The Dress That Strikes a Pose Uncovered #WearableWednesday

Some of you may remember I had recently posted this dress as a “mystery” because the designer had not mentioned anything about how it was constructed. Well, I finally got hold of the creator, Ardjoen Mangre, and the mystery is now solved. Not only is it solved, but it’s going to open up even more doors for people that want to hack textiles. So, onto the deets on how this dress gets its scrunch on.

Ardjoen and his team started with two textiles—one is a hexagon sustainable fabric, while the other is a woven perforated fabric. The top layer fabric has the ability to scrunch, while the lining fabric adds body and weight to help return the top layer back to its initial flat state. The secret is in the treatment of the fabric.

We created our own special shape memory fabric by treating the fabric with some chemicals and coating it with an acrylic paint to get the flexible but at the same time tough properties.


The fabric looks rather thick to work with, and it reminds me of the rubber coated matting used inside nice kitchen cabinets or under rugs to prevent slipping. Apparently the most difficult part about the project was the turnaround time of five days. The team managed to create a concept, figure out the technique, create the dress, and do all the videos and documentation in that amount of time. That’s some hustle!


Ardjoen said that the faculty and students definitely liked the dress, and he definitely learned a lot in this unique process.

The nice thing about this project was that this project made me see a totally different side of technology and movement.
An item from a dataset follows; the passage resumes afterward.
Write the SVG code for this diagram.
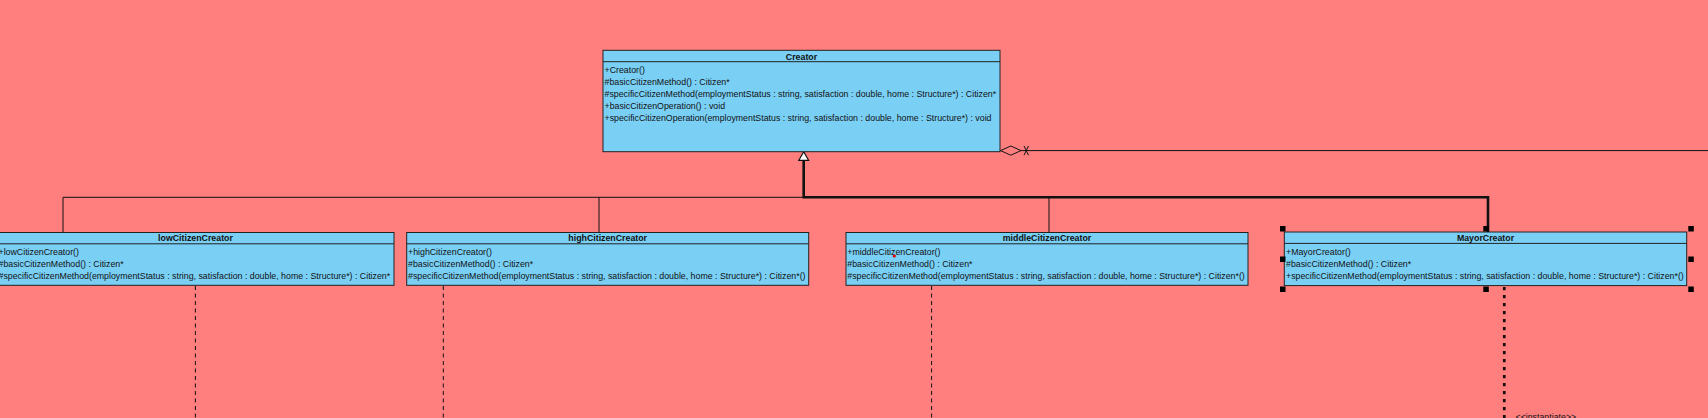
<svg xmlns="http://www.w3.org/2000/svg" width="1708" height="418" viewBox="0 0 1708 418">
<style>
.bg{fill:#FF7F7F}
.box{fill:#7ACFF5;stroke:#222;stroke-width:1}
.sep{stroke:#222;stroke-width:1}
.t{font-family:"Liberation Sans",Arial,sans-serif;font-size:8.8px;fill:#111}
.title{font-family:"Liberation Sans",Arial,sans-serif;font-size:8.8px;font-weight:bold;fill:#111;text-anchor:middle}
.ln{fill:none;stroke:#111;stroke-width:1}
.thick{fill:none;stroke:#111;stroke-width:2.6}
.dash{fill:none;stroke:#111;stroke-width:1;stroke-dasharray:4,3.5}
.dot{fill:none;stroke:#111;stroke-width:2.7;stroke-dasharray:3.3,4.7}
.h{fill:#000}
</style>
<rect class="bg" x="0" y="0" width="1708" height="418"/>

<g id="connectors">
  <path class="ln" d="M63,232 V197.3 H1049 V232"/>
  <path class="ln" d="M599,197.3 V232"/>
  <path class="thick" d="M803.7,160 V197.3 H1488 V232"/>
  <polygon points="803.7,151.8 798.8,160.3 808.6,160.3" fill="#fff" stroke="#111" stroke-width="1.2"/>
  <line class="ln" x1="1021" y1="150.6" x2="1708" y2="150.6"/>
  <polygon points="1000.5,150.6 1010.8,146 1021,150.6 1010.8,155.2" fill="none" stroke="#111" stroke-width="1"/>
  <line class="ln" x1="1024" y1="146" x2="1028.5" y2="155.2"/>
  <line class="ln" x1="1028.5" y1="146" x2="1024" y2="155.2"/>
  <line class="dash" x1="195.4" y1="286" x2="195.4" y2="418"/>
  <line class="dash" x1="443.3" y1="286" x2="443.3" y2="418"/>
  <line class="dash" x1="931.6" y1="286" x2="931.6" y2="418"/>
  <line class="dot" x1="1504.3" y1="287" x2="1504.3" y2="418"/>
  <text class="t" x="1515.5" y="420.3">&lt;&lt;instantiate&gt;&gt;</text>
</g>

<g id="Creator">
  <rect class="box" x="603" y="50.3" width="397" height="101.4"/>
  <line class="sep" x1="603" y1="61.7" x2="1000" y2="61.7"/>
  <text class="title" x="801.5" y="59.6">Creator</text>
  <text class="t" x="604.5" y="73.3">+Creator()</text>
  <text class="t" x="604.5" y="85.2">#basicCitizenMethod() : Citizen*</text>
  <text class="t" x="604.5" y="97.1">#specificCitizenMethod(employmentStatus : string, satisfaction : double, home : Structure*) : Citizen*</text>
  <text class="t" x="604.5" y="109">+basicCitizenOperation() : void</text>
  <text class="t" x="604.5" y="121">+specificCitizenOperation(employmentStatus : string, satisfaction : double, home : Structure*) : void</text>
</g>

<g id="lowCitizenCreator">
  <rect class="box" x="-3" y="232.5" width="397" height="52.8"/>
  <line class="sep" x1="-3" y1="243.8" x2="394" y2="243.8"/>
  <text class="title" x="195.5" y="240.8">lowCitizenCreator</text>
  <text class="t" x="-1.5" y="254.8">+lowCitizenCreator()</text>
  <text class="t" x="-1.5" y="267">#basicCitizenMethod() : Citizen*</text>
  <text class="t" x="-1.5" y="279.3">#specificCitizenMethod(employmentStatus : string, satisfaction : double, home : Structure*) : Citizen*</text>
</g>

<g id="highCitizenCreator">
  <rect class="box" x="406.7" y="232.5" width="402" height="52.8"/>
  <line class="sep" x1="406.7" y1="243.8" x2="808.7" y2="243.8"/>
  <text class="title" x="607.7" y="240.8">highCitizenCreator</text>
  <text class="t" x="408" y="254.8">+highCitizenCreator()</text>
  <text class="t" x="408" y="267">#basicCitizenMethod() : Citizen*</text>
  <text class="t" x="408" y="279.3">#specificCitizenMethod(employmentStatus : string, satisfaction : double, home : Structure*) : Citizen*()</text>
</g>

<g id="middleCitizenCreator">
  <rect class="box" x="846" y="232.5" width="402" height="52.8"/>
  <line class="sep" x1="846" y1="243.8" x2="1248" y2="243.8"/>
  <text class="title" x="1047" y="240.8">middleCitizenCreator</text>
  <text class="t" x="847.3" y="254.8">+middleCitizenCreator()</text>
  <text class="t" x="847.3" y="267">#basicCitizenMethod() : Citizen*</text>
  <text class="t" x="847.3" y="279.3">#specificCitizenMethod(employmentStatus : string, satisfaction : double, home : Structure*) : Citizen*()</text>
  <circle cx="894.3" cy="256" r="1.6" fill="#E00000"/>
</g>

<g id="MayorCreator">
  <rect class="box" x="1284.3" y="232" width="402.4" height="53.6"/>
  <line class="sep" x1="1284.3" y1="243.4" x2="1686.7" y2="243.4"/>
  <text class="title" x="1485.5" y="240.7">MayorCreator</text>
  <text class="t" x="1286" y="255">+MayorCreator()</text>
  <text class="t" x="1286" y="266.9">#basicCitizenMethod() : Citizen*</text>
  <text class="t" x="1286" y="278.8">+specificCitizenMethod(employmentStatus : string, satisfaction : double, home : Structure*) : Citizen*()</text>
  <rect class="h" x="1280" y="226" width="5.5" height="5.5"/>
  <rect class="h" x="1483.3" y="226" width="5.5" height="5.5"/>
  <rect class="h" x="1688.3" y="226" width="5.5" height="5.5"/>
  <rect class="h" x="1280" y="256.5" width="5.5" height="5.5"/>
  <rect class="h" x="1688.3" y="256.5" width="5.5" height="5.5"/>
  <rect class="h" x="1280" y="286.5" width="5.5" height="5.5"/>
  <rect class="h" x="1483.3" y="286.5" width="5.5" height="5.5"/>
  <rect class="h" x="1688.3" y="286.5" width="5.5" height="5.5"/>
</g>
</svg>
Exploring different textiles, interacting with them, focusing on how their properties and behavior can be changed. You don’t always need motors or sensors, your body itself is full of sensors and is able to initiate movement. Experiencing the possibilities of interaction between your garment and your body is what I liked most about this project. Creating a dialogue between the garment and the person who wears it.


I really like what he says about our bodies already being full of sensors. It’s something people are forgetting about and it’s nice to draw attention to it. I know I used to have a gored skirt from Anthropologie that had wire embedded vertically in each of the seams, and it was meant to scrunch into different shapes. You could wear it shorter like a puckered pouf, or longer with gentle curves. It did make you very aware of sitting and it was fun to see what movements would make it bend. Some people have been using servo motors to create movement in their wearables, too. This technique can be great combined with a sensor, like when you want an outfit to move in reaction to an event. One of my fave Adafruit guides shows a playful use of a servo—the Really Simple Animatronic Tail. So, if you are interested in movement, you can have some fun at Halloween or cosplay with this project. Go lemur!